Move three (month 2 to 3): migrate user-facing paths to SLO-based alerting. Identify the 3 to 5 most critical user-facing flows (signup, key feature, checkout). For each, define an SLO (e.g. 99.5 percent successful response within 2 seconds), compute the error budget, and configure a burn-rate alert. Replace the previous threshold-based alerts on those paths. This is the structural fix that prevents new noisy rules from accumulating; future engineers asking "should this be a paging alert" have a clearer test (does it threaten the SLO?). Read /slo-vs-threshold for the implementation pattern.
The 12-Month Roadmap
Quarter 1: complete the audit-and-kill plus runbook-the-survivors moves above. Expected outcome: 40 to 60 percent reduction in pager volume, runbook coverage on every paging alert. Effort: 15 to 20 engineer-hours total across the team. Investment in tooling: zero.

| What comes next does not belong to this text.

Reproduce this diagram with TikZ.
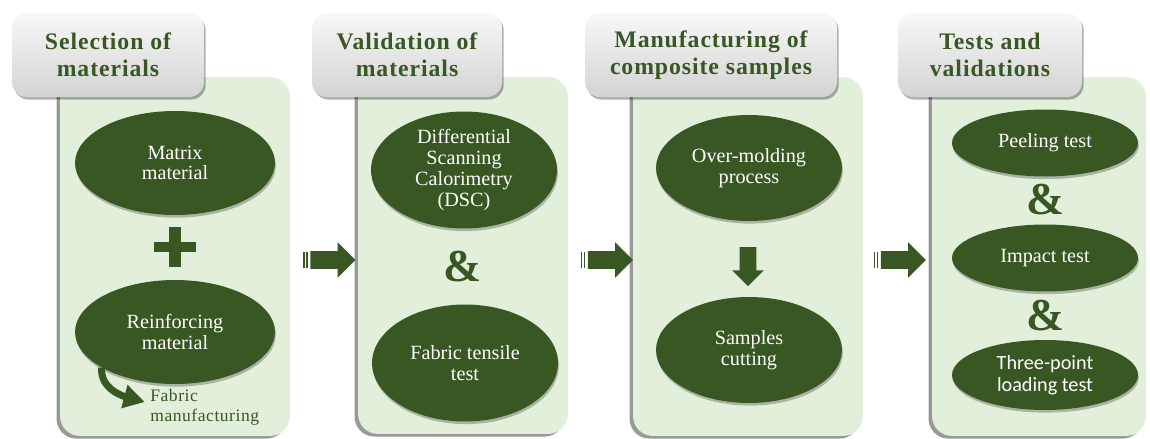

Quarter 2: SLO migration on user-facing paths. Expected outcome: structurally prevent re-accumulation of noise on critical flows, plus modest further volume reduction (10 to 20 percent on top of Q1). Effort: 20 to 40 engineer-hours, primarily by the engineer with the strongest production-systems instinct. Investment in tooling: zero if your existing monitoring supports SLO queries (Datadog, Grafana, New Relic all do); modest if you need to migrate to a tool that does.
Quarter 3: institute monthly alert hygiene reviews. The investment is 30 minutes per month of senior engineer time. The output is a list of any new noisy rules to tune, kill, or runbook. This is the practice that prevents drift over time and is the cheapest discipline available. Expected outcome: alert volume stays flat or trends downward even as the system grows.
Quarter 4: consider whether the next hire should be a dedicated SRE or platform engineer. By this point the team is typically growing past 8 engineers and the operational scope is starting to drag focused product work. A dedicated SRE at this stage is high-leverage if the system has reached enough complexity to justify the specialised attention. If the system is still small and well-tuned, the more flexible hire is the right move. The decision should be data-driven from the alert hygiene reviews, not from outside pressure to "hire SREs because we are growing".
What Not to Do at 5-Engineer Scale
Avoid AIOps vendor purchases. The pricing model assumes scale that 5-engineer teams do not have, and the value proposition (correlation across many monitoring tools, ML-based grouping at very high event volume) is irrelevant to small homogeneous stacks. The right correlation at this scale is the basic dedup that comes free with PagerDuty Professional or Opsgenie Essentials.
Avoid follow-the-sun rotations. At 5 total engineers you do not have the regional staffing minimums for a credible three-region rotation. If night pages are dominant, the right move is to tune the alerts to reduce night-page volume (most night pages at small scale are false-positive volume that survives daytime) rather than to spread the rotation across regions you cannot staff.
Avoid implementing two-tier on-call. At 5 engineers each tier would have fewer than 3 people on rotation, which breaks down on absence. Stick with single-tier rotation across all engineers and rely on Slack ad-hoc escalation when a primary genuinely needs help. The volume is low enough that ad-hoc works; formalising the escalation tier adds complexity without proportional benefit.